The US Military’s Legacy Vehicles are Vulnerable to Rollovers

The death of Spc. Vincent Sebastian Ibarria, this July in Afghanistan, is yet another tragic reminder of just how much can go wrong when military vehicles rollover.  Little information has been released about this specific incident, but the broader set of data highlights the military’s legacy vehicles as being particularly vulnerable to rollover accidents.

Legacy vehicles refers to the military’s older kit, typically vehicles which have seen a decade or more in service.  Keeping older equipment in service can be a more cost-effective and dependable way to deliver results on the battlefield in lieu of developing entirely new and untested technology.  As the old saying goes, if it ain’t broke, don’t fix it.  However, this sentiment only holds true if legacy vehicles are well maintained and modernized to keep pace with evolving technology.
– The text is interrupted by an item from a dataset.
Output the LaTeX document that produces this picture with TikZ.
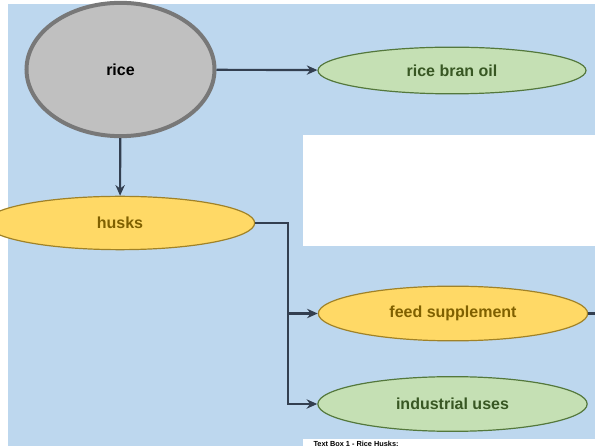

The military’s priority should be to address safety concerns regarding its aging fleet of HMMWVs.  Even with plans to gradually phase out the HMMWV with the new Joint Light Tactical Vehicle (JLTV), the Army and Marine Corps will still be operating a larger fleet of HMMWVs than JLTVs by 2028, according to present plans.

The military have been aware of the HMMWV’s rollover susceptibility for several years.  Between 2015 and 2019, 93 HMMWV rollover accidents left 10 service personnel dead and a further 122 injured.  Prior to this, a significant number of HMMWV rollover accidents and fatalities were recorded during the heights of Operation Iraqi Freedom and Operation Enduring Freedom.

Data-driven and anecdotal evidence from operations in Iraq and Afghanistan have established a strong link between the up-armored HMMWV variant and an increased risk of rolling over.  During counterinsurgency operations in the Middle East HMMWVs were found to be vulnerable to IEDs and were retrofitted to better counter this threat.  This gave troops more protection against enemy mines, but the top-heavy weight distribution destabilized the vehicle, especially in rough terrain.  Approximately half of the Army’s HMMWVs are up armored, and those without additional safety retrofitting are especially susceptible to mishaps.

The technology already exists to significantly lessen the risk of vehicle rollovers.  Some of the military’s older HMMWVs have already been retrofitted with rollover mitigation kits.  These kits include additions like anti-lock braking systems (ABS) and electronic stability control systems.  In fact, some of these additions have been made mandatory for civilian passenger vehicles since 2011 but have still not been rolled out to the entire fleet of HMMWVs.

Since rollover accidents are most prevalent during conditions of reduced visibility, depth perception technology also presents an opportunity to improve vehicle safety by providing better situational awareness.  The use of display systems and cameras to improve depth perception for vehicle crews would be a beneficial addition to HMMWVs, as well as a multitude of other vehicles.  It is often more difficult for the crews of heavier vehicles, like the LAV-25 or Assault Amphibious Vehicle (AAV), to see oncoming obstacles, especially under closed-hatch conditions.  Any technology which could improve visibility from within these vehicles could play an important part in preventing accidental injuries and deaths.

Frustratingly, the slow uptake of technology to improve the safety of legacy vehicles is rooted in politics.  The House recently scrapped plans presented by the Pentagon to procure funding to retrofit the entire HMMWV fleet with safety kits and instead opted to purchase newly built HMMWVs.  The new HMMWVs, built in Indiana, are designed with new safety measures in mind, but this will still leave at least 4,400 of the older HMMWVs without the necessary retrofitting to better avoid rollovers.

Had the House instead chosen to grant the Pentagon the $93.75 million it requested, the entire fleet of legacy vehicles would have been retrofitted, which would also have been cheaper than buying the new vehicles.  This means that by the time the JLTVs are adopted in serious numbers, the average legacy HMMVW still in service will be over 35 years old.  This is a lot of time for something to go wrong in an old vehicle without the bare minimum of retrofitting.

Nevertheless, at least there are practicable steps which could be taken to reduce the risks associated with operating older vehicles.  As we continue to invest in upping the lethality and effectiveness our troops’ equipment, we should also invest in their survivability and safety.